Certaines sont peu fondées. Un milliardaire ne peut pas s’engager dans la vie publique ? Aux États-Unis, la politisation des grandes fortunes est pourtant une tradition dans tous les partis, qu’il s’agisse d’opérations de financement ou d’accès à des postes dans l’administration. Côté républicain, Elon Musk s’inscrit dans la lignée des frères Koch, qui ne cachent pas leur conservatisme, ou encore des Rockefeller, qui ont soutenu le parti et ont même porté ses couleurs au point de placer un membre de la famille, Nelson Rockefeller, au poste de vice-président de Gerald Ford. Donald Trump a lui aussi mis sa fortune au service de ses idées. En réalité, les nombreux contempteurs d’Elon Musk sont d’assez mauvaise foi. Ce qui pose un problème à leurs yeux n’est pas l’engagement en lui-même mais plutôt les idées défendues. Auraient-ils été si véhéments si le soutien s’était porté sur Kamala Harris ?

Cela dit, l’activisme de l’homme qui pèse 440 milliards de dollars sort de la tradition et peut légitimement faire trembler. Sur le plan logistique, sa force de frappe est bien plus grande que celle des "milliardaires traditionnels" puisqu’il dispose à sa guise du réseaux social X, dont l’influence est supérieure à celle des médias classiques (surtout lorsqu’il décide seul du fonctionnement de l’algorithme). Cela lui permet de s’adresser directement à des millions de personnes. Tesla a un quasi-monopole pour l’accès à l’espace, ce qui lui confère des moyens de pression sur les pouvoirs publics.

Mais le plus inquiétant reste son projet politique, lequel ne se limite pas aux seules frontières du pays de l’Oncle Sam. Désormais, Elon Musk s’immisce dans la vie politique de tous les pays occidentaux pour défendre avec fougue leurs partis d’extrême droite populiste : il ne cache pas son amitié pour Giorgia Meloni, appelle à voter en faveur de l’Afd en Allemagne, défend le suprématiste britannique Tommy Robinson, multiplie les diatribes contre ceux qui ne pensent pas comme lui, de Wikipédia à la cour suprême brésilienne. Elon Musk soutient clairement un bord idéologique et multiplie les ingérences dans des pays dont il n’est pas ressortissant.

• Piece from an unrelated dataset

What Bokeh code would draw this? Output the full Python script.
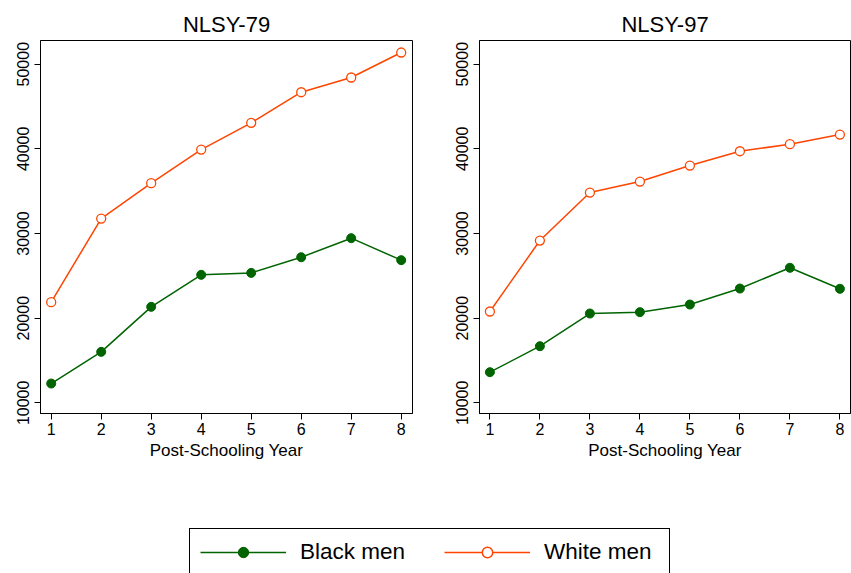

Pire encore, nul ne sait pour qui il agit. Représente-t-il le gouvernement américain ? Défend-t-il uniquement ses intérêts ? Son engagement n’est-il qu’une tocade ? Se rêve-t-il en figure de proue de l’extrême droite mondiale ? Est-il un simple troll impulsif ou un théoricien ? Nul ne le sait. Elon Musk mise sur le chaos et le flou permanent sans que l’on sache dans quel but. Ce qui est sans doute le plus troublant.